Tuesday, January 11, 2005

Preface

This project started as a search for something else. I had been researching the medicalization of homosexuality in post-World War II America last summer. What I sought was psychiatric case studies; I wanted to analyze these in order to reclaim the lives of those who suffered treatment. I wanted to understand how and why people sought treatment for their “homosexuality” and what this treatment actually entailed. I was looking for a way to illuminate the mode and meanings of the medical project to “cure” same-sex desire and the wider project to eliminate the “homosexual.” Implicit in my proposed analysis was an attempt to explore how medicine regulated the ways in which all of us conceive “sexuality” in the latter half of our century. Accomplishing all of this was much more difficult than I imagined.

Cases studies that involved the treatment of homosexuality are among the most difficult medical records to find. The major reason for this is legal. Most hospitals will only release their records to physicians, certainly not to undergraduates. Psychiatric records are kept confidential under the law. Records of “homosexuals” are even more veiled in secrecy. I have been told by experts in this type of research that finding such cases would be nearly impossible even if I had access. For obvious reasons, psychiatric records are not arranged by subject. Faced with this reasonably understandable form of academic censorship, I decided that it would be better to start research of this kind when I became a physician myself.

Faced with these difficulties, I changed the direction of my research. I wanted to study a particular physician who did sexological research -- someone who was renown in medical circles but still relatively unresearched. To do this I turned to the medical history archive of the Harvard University Medical School. The archivist there directed me to the Robert L. Dickinson papers. Looking through the collection of papers, notes, and drawings I realized that I had found a wealth of material that lent itself to the type of analysis in which I was interested. My search had ended, and this project began.

Robert L. Dickinson’s work has largely gone unnoticed by scholars interested in gay, lesbian, and gender studies. Most of the focus has been on the late nineteenth-century European sexologists which came before him, men such as Richard von Krafft-Ebing or Havelock Ellis. If not focusing on the early sexologists, scholarship has been directed toward the studies of those that came after Dickinson, principally the studies of Kinsey of the 1940s and 1950s or Masters and Johnson’s work in the 1960s and 1970s. What I am suggesting here is that Dickinson had an important role in the development of sexology in America. He was the first American sexologist. For that reason alone, Dickinson’s work is important.

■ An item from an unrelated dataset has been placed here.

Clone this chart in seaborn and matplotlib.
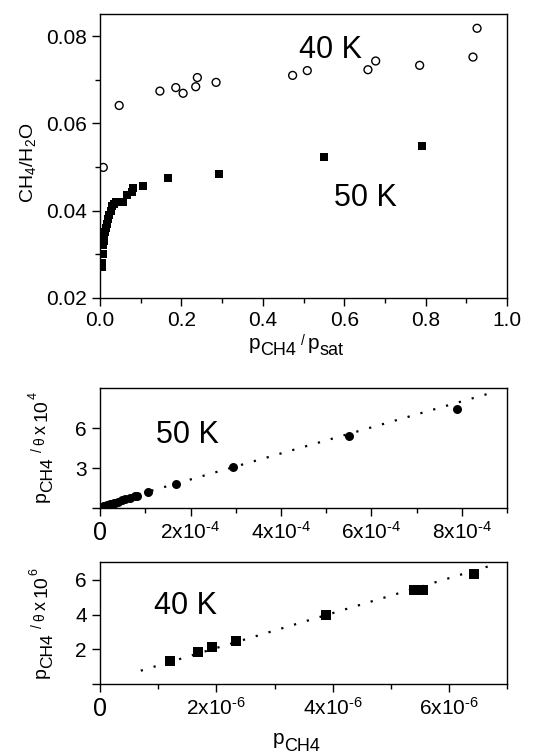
import numpy as np
import pandas as pd
import matplotlib
matplotlib.use('Agg')
import matplotlib.pyplot as plt
import seaborn as sns
from matplotlib.ticker import MultipleLocator, FixedLocator, FixedFormatter

# --- data ---
# top panel: CH4/H2O vs p/psat
x40 = [0.008, 0.047, 0.147, 0.186, 0.204, 0.235, 0.239, 0.285, 0.473, 0.509,
       0.658, 0.677, 0.785, 0.916, 0.926]
y40 = [0.0499, 0.0641, 0.0674, 0.0682, 0.0669, 0.0684, 0.0705, 0.0694, 0.0710, 0.0721,
       0.0723, 0.0743, 0.0733, 0.0752, 0.0818]

x50 = [0.005, 0.006, 0.007, 0.008, 0.009, 0.010, 0.012, 0.014, 0.016, 0.019,
       0.022, 0.026, 0.030, 0.034, 0.040, 0.048, 0.056, 0.066, 0.078, 0.082,
       0.106, 0.168, 0.292, 0.549, 0.790]
y50 = [0.027, 0.028, 0.030, 0.032, 0.033, 0.034, 0.035, 0.036, 0.037, 0.038,
       0.039, 0.040, 0.041, 0.0415, 0.042, 0.042, 0.042, 0.0435, 0.0442, 0.0452,
       0.0457, 0.0474, 0.0485, 0.0523, 0.0549]

# middle panel: 50 K linearised isotherm
p50 = [0.05e-4, 0.06e-4, 0.07e-4, 0.08e-4, 0.09e-4, 0.10e-4, 0.12e-4, 0.14e-4, 0.16e-4, 0.19e-4,
       0.22e-4, 0.26e-4, 0.30e-4, 0.34e-4, 0.40e-4, 0.48e-4, 0.56e-4, 0.66e-4, 0.78e-4, 0.82e-4,
       1.06e-4, 1.69e-4, 2.93e-4, 5.50e-4, 7.89e-4]
q50 = [0.10, 0.11, 0.12, 0.13, 0.14, 0.15, 0.18, 0.20, 0.22, 0.26,
       0.29, 0.34, 0.38, 0.42, 0.49, 0.59, 0.69, 0.78, 0.91, 0.94,
       1.20, 1.83, 3.08, 5.40, 7.43]
fit50_x = [0.0, 8.56e-4]
fit50_y = [0.20, 8.57]

# bottom panel: 40 K linearised isotherm
p40 = [1.21e-6, 1.68e-6, 1.93e-6, 2.34e-6, 3.89e-6, 5.40e-6, 5.55e-6, 6.43e-6]
q40 = [1.33, 1.85, 2.10, 2.47, 3.96, 5.41, 5.41, 6.36]
fit40_x = [0.70e-6, 6.76e-6]
fit40_y = [0.76, 6.86]

mid_xticks = [0, 2e-4, 4e-4, 6e-4, 8e-4]
mid_xlabels = ['0', '2x10$^{‐4}$', '4x10$^{‐4}$', '6x10$^{‐4}$', '8x10$^{‐4}$']
bot_xticks = [0, 2e-6, 4e-6, 6e-6]
bot_xlabels = ['0', '2x10$^{‐6}$', '4x10$^{‐6}$', '6x10$^{‐6}$']

# --- style ---
sns.set_style("ticks")
plt.rcParams['font.family'] = ['Liberation Sans', 'DejaVu Sans']
plt.rcParams['mathtext.fontset'] = 'custom'
plt.rcParams['mathtext.rm'] = 'Liberation Sans'
plt.rcParams['mathtext.it'] = 'Liberation Sans'
plt.rcParams['mathtext.default'] = 'regular'
for k in ['text.color', 'axes.labelcolor', 'axes.edgecolor', 'xtick.color', 'ytick.color']:
    plt.rcParams[k] = 'black'
plt.rcParams['xtick.direction'] = 'out'
plt.rcParams['ytick.direction'] = 'out'

tick_fs = 15
zero_fs = 18
txt_fs = 22

W, H = 535, 754
fig = plt.figure(figsize=(W / 100, H / 100), dpi=100)
ax1 = fig.add_axes([0.187, 0.605, 0.761, 0.376])
ax2 = fig.add_axes([0.187, 0.326, 0.761, 0.159])
ax3 = fig.add_axes([0.187, 0.093, 0.761, 0.161])


def style_ax(ax):
    for s in ax.spines.values():
        s.set_visible(True)
        s.set_color('black')
        s.set_linewidth(1.0)
    ax.tick_params(which='major', length=5.5, width=1, labelsize=tick_fs, pad=4)
    ax.tick_params(which='minor', length=3.5, width=1)
    ax.tick_params(top=False, right=False)


def rich_label(pieces, cx, cy, rotation=0):
    # pieces: (text, size, baseline shift px, gap before px); cx, cy in pixels from top-left
    renderer = fig.canvas.get_renderer()
    widths = []
    for s, fs, dy, gap in pieces:
        t = fig.text(0, 0, s, fontsize=fs)
        widths.append(t.get_window_extent(renderer).width)
        t.remove()
    total = sum(widths) + sum(p[3] for p in pieces)
    pos = -total / 2
    for (s, fs, dy, gap), w in zip(pieces, widths):
        pos += gap
        if rotation == 0:
            px, py = cx + pos, (H - cy) + dy
        else:
            px, py = cx - dy, (H - cy) + pos
        fig.text(px / W, py / H, s, fontsize=fs, rotation=rotation,
                 rotation_mode='anchor', ha='left', va='baseline')
        pos += w


# top panel
df40 = pd.DataFrame({'x': x40, 'y': y40})
df50 = pd.DataFrame({'x': x50, 'y': y50})
sns.scatterplot(data=df40, x='x', y='y', ax=ax1, marker='o', s=32,
                facecolors='none', edgecolor='black', linewidth=1.0)
sns.scatterplot(data=df50, x='x', y='y', ax=ax1, marker='s', s=32,
                color='black', linewidth=0)
ax1.set_xlim(0, 1.0)
ax1.set_ylim(0.02, 0.085)
ax1.xaxis.set_major_locator(MultipleLocator(0.2))
ax1.xaxis.set_minor_locator(MultipleLocator(0.1))
ax1.yaxis.set_major_locator(MultipleLocator(0.02))
ax1.yaxis.set_minor_locator(MultipleLocator(0.01))
ax1.xaxis.set_major_formatter(plt.FuncFormatter(lambda v, p: f'{v:.1f}'))
ax1.yaxis.set_major_formatter(plt.FuncFormatter(lambda v, p: f'{v:.2f}'))
ax1.set_xlabel('')
ax1.set_ylabel('CH$_4$/H$_2$O', fontsize=14)
ax1.yaxis.set_label_coords(-0.152, 0.475)
ax1.text(0.565, 0.0768, '40 K', fontsize=txt_fs, ha='center', va='center')
ax1.text(0.653, 0.0428, '50 K', fontsize=txt_fs, ha='center', va='center')
style_ax(ax1)

# middle panel
dm = pd.DataFrame({'x': p50, 'y': q50})
dfit50 = pd.DataFrame({'x': fit50_x, 'y': fit50_y})
sns.lineplot(data=dfit50, x='x', y='y', ax=ax2, color='black',
             linestyle=(0, (1, 5)), linewidth=1.6)
sns.scatterplot(data=dm, x='x', y='y', ax=ax2, marker='o', s=42,
                color='black', linewidth=0)
ax2.set_xlim(0, 9e-4)
ax2.set_ylim(0, 9)
ax2.xaxis.set_major_locator(FixedLocator(mid_xticks))
ax2.xaxis.set_major_formatter(FixedFormatter(mid_xlabels))
ax2.xaxis.set_minor_locator(MultipleLocator(1e-4))
ax2.yaxis.set_major_locator(FixedLocator([0, 3, 6]))
ax2.yaxis.set_major_formatter(FixedFormatter(['', '3', '6']))
ax2.set_xlabel('')
ax2.set_ylabel('')
ax2.text(1.93e-4, 5.5, '50 K', fontsize=txt_fs, ha='center', va='center')
style_ax(ax2)

# bottom panel
db = pd.DataFrame({'x': p40, 'y': q40})
dfit40 = pd.DataFrame({'x': fit40_x, 'y': fit40_y})
sns.lineplot(data=dfit40, x='x', y='y', ax=ax3, color='black',
             linestyle=(0, (1, 5)), linewidth=1.6)
sns.scatterplot(data=db, x='x', y='y', ax=ax3, marker='s', s=42,
                color='black', linewidth=0)
ax3.set_xlim(0, 7e-6)
ax3.set_ylim(0, 7)
ax3.xaxis.set_major_locator(FixedLocator(bot_xticks))
ax3.xaxis.set_major_formatter(FixedFormatter(bot_xlabels))
ax3.xaxis.set_minor_locator(MultipleLocator(1e-6))
ax3.yaxis.set_major_locator(FixedLocator([0, 2, 4, 6]))
ax3.yaxis.set_major_formatter(FixedFormatter(['', '2', '4', '6']))
ax3.set_xlabel('')
ax3.set_ylabel('')
ax3.text(1.47e-6, 4.51, '40 K', fontsize=txt_fs, ha='center', va='center')
style_ax(ax3)

# the "0" on the lower x axes is drawn larger in the original
for ax in (ax2, ax3):
    ax.get_xticklabels()[0].set_fontsize(zero_fs)

# axis labels with near full-size subscripts
rich_label([('p', 15, 0, 0), ('CH4', 13, -6, 0), ('/', 10, 4, 5),
            ('p', 15, 0, 3), ('sat', 13, -6, 0)], 296, 349)
rich_label([('p', 15, 0, 0), ('CH4', 13, -7, 0)], 296, 744)
rich_label([('p', 14, 0, 0), ('CH4', 12.5, -6, 0), ('/', 10, 4, 5), ('θ', 10, 2, 3),
            ('x', 13, 0, 3), ('10', 14, 0, 4), ('4', 9, 9, 1)], 46, 447, rotation=90)
rich_label([('p', 14, 0, 0), ('CH4', 12.5, -6, 0), ('/', 10, 4, 5), ('θ', 10, 2, 3),
            ('x', 13, 0, 3), ('10', 14, 0, 4), ('6', 9, 9, 1)], 46, 623, rotation=90)

fig.savefig('out.png', dpi=100)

It is hard to speculate why Dickinson has been ignored. Two reasons for his exclusion from history come to mind: his work stayed mostly within the medical community, it did not receive the same attention in the wider culture as other medical experts. Secondly, he has not been studied because his work deals with women. Women’s issues have been understudied in gay and lesbian scholarship; the stress has been on gay studies, not lesbian studies. This is not a question I seek to resolve in this project. In some small way, I am trying to rectify this omission.

In what follows, I want to remedy the lack of scholarly interest in Dickinson by giving the first introduction to his sexological works. Underpinning my exploration of Dickinson’s life in research is a belief that the agendas of queer studies and gender studies are linked. It is impossible to conceive of sexuality without thinking of gender. Scholarship which questions the meaning of “sexuality” should necessarily focus on gender as well. Accordingly, in figuring gender we must understand the place of sexuality. We have not yet reached the point were desire is only understood based on the gender of its object. I am not sure if this time will ever occur, but until it does, it is important for feminists and those who stand against homophobia to work together. In my reading of Dickinson, I am trying to draw these connections.